Several recent trials have tested ciprofloxacin; this is the first to use azithromycin. The drug was used because it has excellent activity against ReA associated organisms (particularly Chlamydiae) and achieves high intracellular concentrations—this may be important in ReA, which involves species which are obligate or facultative intracellular organisms. Lastly, its once weekly dosage lends itself particularly well to prolonged administration. The drug was well tolerated with few withdrawals due to adverse effects, although the number of adverse events was considerably higher than in the placebo group. One important consideration for the trial was the danger of leaving Chlamydia infected patients untreated if they were allocated to placebo treatment. For this reason all patients received a single dose of azithromycin at entry, because this is recognised as appropriate treatment for genital tract Chlamydia infection, and there is no evidence to suggest that short term treatment with antibiotics has any influence on the course of ReA.
If the results in this trial (and other recent trials of the same general kind) are valid, what are the implications for our understanding of the pathogenesis of ReA? It might be argued that arthritis is not maintained by persistent infection, and that the bacterial nucleic acids and antigens repeatedly demonstrated in synovial fluid or synovium are not relevant to pathogenesis.8,12–14,17,38–,41 Instead infection would be seen as a trigger of some form of autoimmune disease, directed against unknown joint components or even (in B27+ cases) HLA-B27 itself.42 However, it is also possible that persistent infection does play a crucial part in pathogenesis, but that the organisms triggering ReA enter a state in which they have low susceptibility to antibiotics, perhaps owing to very slow rates of multiplication.
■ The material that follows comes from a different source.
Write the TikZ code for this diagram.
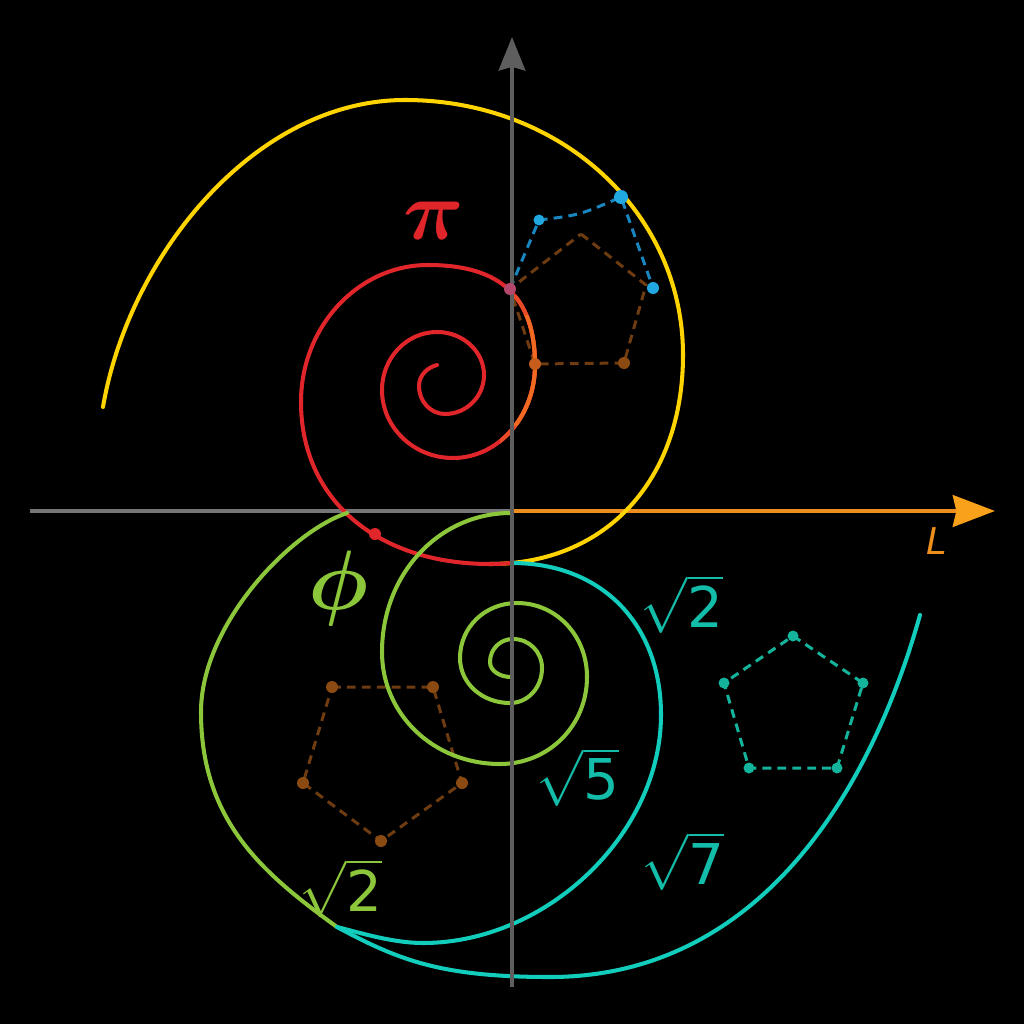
\RequirePackage{fix-cm}
\documentclass[tikz,border=0pt]{standalone}
\usepackage{bm}
\usepackage{fontspec}
\usetikzlibrary{arrows.meta}
\newfontfamily\digitfont{DejaVu Sans}
\definecolor{spiralred}{HTML}{E0262A}
\definecolor{spiralorange}{HTML}{F06A22}
\definecolor{spiralyellow}{HTML}{FFD400}
\definecolor{spiralgreen}{HTML}{8CC63A}
\definecolor{spiralcyan}{HTML}{12CDBB}
\definecolor{textcyan}{HTML}{14BDA9}
\definecolor{axisgray}{HTML}{5E5E5E}
\definecolor{axisorange}{HTML}{EE8E1C}
\definecolor{headorange}{HTML}{F9A11B}
\definecolor{pentbrown}{HTML}{6E3C10}
\definecolor{dotbrown}{HTML}{8A4A12}
\definecolor{pentblue}{HTML}{1A86C0}
\definecolor{dotblue}{HTML}{22A8E0}
\definecolor{pentteal}{HTML}{14B49C}
\definecolor{dotpink}{HTML}{B4476C}

\newcommand\pipath{(437,365) .. controls (429,367) and (419,374) .. (419,386)
  .. controls (419,401.5) and (430.6,414) .. (445,414)
  .. controls (466.5,414) and (484,396.5) .. (484,375)
  .. controls (484,351.3) and (462.9,332) .. (437,332)
  .. controls (406.6,332) and (382,358) .. (382,390)
  .. controls (382,427.5) and (413.8,458) .. (453,458)
  .. controls (498.3,458) and (535,416.3) .. (535,365)
  .. controls (535,297) and (500.8,265) .. (428,265)
  .. controls (358.2,265) and (301,326.6) .. (301,402)
  .. controls (301,499.2) and (376.6,564) .. (490,564)}
\newcommand\goldpath{(490,564) .. controls (605.8,564) and (683,480.4) .. (683,355)
  .. controls (683,212.2) and (560.7,100) .. (405,100)
  .. controls (254,100) and (128.5,257) .. (103,407)}

\begin{document}
\begin{tikzpicture}[x=0.02cm, y=-0.02cm,
    spiral/.style={line width=2.3pt, line cap=round},
    axis/.style={line width=2.6pt, draw=axisgray},
    pent/.style={line width=1.7pt, dash pattern=on 5pt off 3.5pt},
    numtext/.style={inner sep=0pt, font=\fontsize{32}{38}\selectfont},
    greek/.style={inner sep=0pt, font=\fontsize{48}{54}\selectfont}
]
\fill[black] (0,0) rectangle (1024,1024);
\useasboundingbox (0,0) rectangle (1024,1024);

\coordinate (o) at (512,511);
\coordinate (xl) at (30,511);
\coordinate (xr) at (995,511);
\coordinate (yb) at (512,987);
\coordinate (yt) at (512,37);

\coordinate (bt1) at (581,234);
\coordinate (bt2) at (646,285);
\coordinate (bt3) at (624,363);
\coordinate (bt4) at (535,364);
\coordinate (bt5) at (510,289);
\coordinate (bl1) at (539,220);
\coordinate (bl2) at (621,197);
\coordinate (bl3) at (653,288);
\coordinate (lb1) at (332,687);
\coordinate (lb2) at (433,687);
\coordinate (lb3) at (462,783);
\coordinate (lb4) at (381,841);
\coordinate (lb5) at (303,783);
\coordinate (tp1) at (793,636);
\coordinate (tp2) at (863,683);
\coordinate (tp3) at (837,768);
\coordinate (tp4) at (749,768);
\coordinate (tp5) at (724,683);
\coordinate (rd) at (375,534);

\draw[pent, draw=pentbrown] (bt1) -- (bt2) -- (bt3) -- (bt4) -- (bt5) -- cycle;
\draw[pent, draw=pentblue] (bt5) -- (bl1) .. controls (580,215) .. (bl2) -- (bl3);
\draw[pent, draw=pentbrown] (lb1) -- (lb2) -- (lb3) -- (lb4) -- (lb5) -- cycle;
\draw[pent, draw=pentteal] (tp1) -- (tp2) -- (tp3) -- (tp4) -- (tp5) -- cycle;

\draw[line width=2.3pt, draw=axisorange, -{Stealth[length=24pt, width=18pt, inset=2pt, color=headorange, fill=headorange]}] (o) -- (xr);
\draw[axis, draw=axisgray!85!white] (xl) -- (o);

\draw[spiral, draw=spiralyellow] \goldpath;
\begin{scope}
  \clip (470,545) rectangle (512,585);
  \draw[spiral, draw=spiralred] \goldpath;
\end{scope}
\draw[spiral, draw=spiralred] \pipath;
\begin{scope}
  \clip (500,295) rectangle (560,445);
  \draw[spiral, draw=spiralred!45!spiralorange] \pipath;
\end{scope}
\begin{scope}
  \clip (500,315) rectangle (560,425);
  \draw[spiral, draw=spiralorange] \pipath;
\end{scope}

\draw[spiral, draw=spiralgreen] (511,677) .. controls (500,677) and (490,671) .. (490,662)
  .. controls (490,649.1) and (500.1,639) .. (513,639)
  .. controls (529.2,639) and (542,651.8) .. (542,668)
  .. controls (542,687.6) and (527.9,703) .. (510,703)
  .. controls (482,703) and (460,683.2) .. (460,658)
  .. controls (460,627.2) and (485.1,603) .. (517,603)
  .. controls (556.2,603) and (587,635.6) .. (587,677)
  .. controls (587,725.7) and (548.7,764) .. (500,764)
  .. controls (433.9,764) and (382,714.7) .. (382,652)
  .. controls (382,574.2) and (438.8,513) .. (511,513);
\draw[spiral, draw=spiralgreen] (347,513) .. controls (290,532) and (201,625) .. (201,712)
  .. controls (201,822) and (264,874) .. (337,927);
\draw[spiral, draw=spiralcyan] (512,563) .. controls (601.4,563) and (661,623.8) .. (661,715)
  .. controls (661,833.6) and (546.8,943) .. (423,943)
  .. controls (393,943) and (361,933) .. (337,927);
\draw[spiral, draw=spiralcyan] (337,927) .. controls (398.6,960) and (440,977) .. (550,977)
  .. controls (750,977) and (866,807) .. (920,615);

\draw[axis, -{Stealth[length=19pt, width=15pt, inset=2pt]}] (yb) -- (yt);

\fill[dotbrown] (bt3) circle (6);
\fill[spiralorange!60!dotbrown] (bt4) circle (6);
\fill[dotpink] (bt5) circle (6);
\fill[dotblue] (bl1) circle (5.5);
\fill[dotblue] (bl2) circle (7);
\fill[dotblue] (bl3) circle (6);
\foreach \v in {lb1,lb2,lb3,lb4,lb5} \fill[dotbrown] (\v) circle (6);
\foreach \v in {tp1,tp2,tp3,tp4,tp5} \fill[pentteal] (\v) circle (5.5);
\fill[spiralred] (rd) circle (6);

\node[greek, text=spiralred] (pi) at (434,221) {$\bm{\pi}$};
\node[greek, text=spiralgreen] (phi) at (339,588) {$\bm{\phi}$};
\node[numtext, text=textcyan] (rtwo) at (682,604) {$\sqrt{\mbox{\digitfont 2}}$};
\node[numtext, text=textcyan] (rfive) at (578,777) {$\sqrt{\mbox{\digitfont 5}}$};
\node[numtext, text=textcyan] (rseven) at (683,861) {$\sqrt{\mbox{\digitfont 7}}$};
\node[numtext, text=spiralgreen] (gtwo) at (341,888) {$\sqrt{\mbox{\digitfont 2}}$};
\node[inner sep=0pt, font=\fontsize{21}{24}\selectfont\digitfont\itshape, text=axisorange] (ell) at (937,541) {L};
\end{tikzpicture}
\end{document}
Experimental evidence in Yersinia infection in rats suggests that antibiotics given at any time, except immediately after infection, prolong organism survival and excretion.43
In summary, this study does not support the use of a prolonged course of antibiotics for the alleviation of ReA. This is an important conclusion, because such treatment has become commonplace, perhaps as a reasonable response to the demonstration of organisms in the ReA joint. Instead disease modifying drugs such as sulfasalazine44–,46 and, possibly, methotrexate may be justified in severe disease which fails to resolve spontaneously, and there are now also reports of efficacy of tumour necrosis factor blocking compounds in chronic ReA.47,48
This study was supported by a research grant from Pfizer to EULAR. Pfizer also provided some logistical support for meetings and data management. The authors thank all the investigators who contributed to this study: Drs Bourgeois, Dehais, Kahn, and Valat, France; Drs Angelskaar and Helgetveit, Norway; Drs Pileckyte, Ranceva, and Venalis, Lithuania; Drs Dawes and Swinson, United Kingdom; Drs Häntzschel and Wollenhaupt, Germany; Drs Ebner and Machold, Austria; Dr Korda, Hungary; Drs Hakala, Kaipiainen-Seppänen, Luukkainen, Nissilä, Paimela, and Yli-Kerttula, Finland; Dr Mateicka, Slovakia; Drs Daugaard, Ejstrup, Lindberg, Nielsen, and van Overeem Hansen, Denmark; and Dr Baudoin, The Netherlands.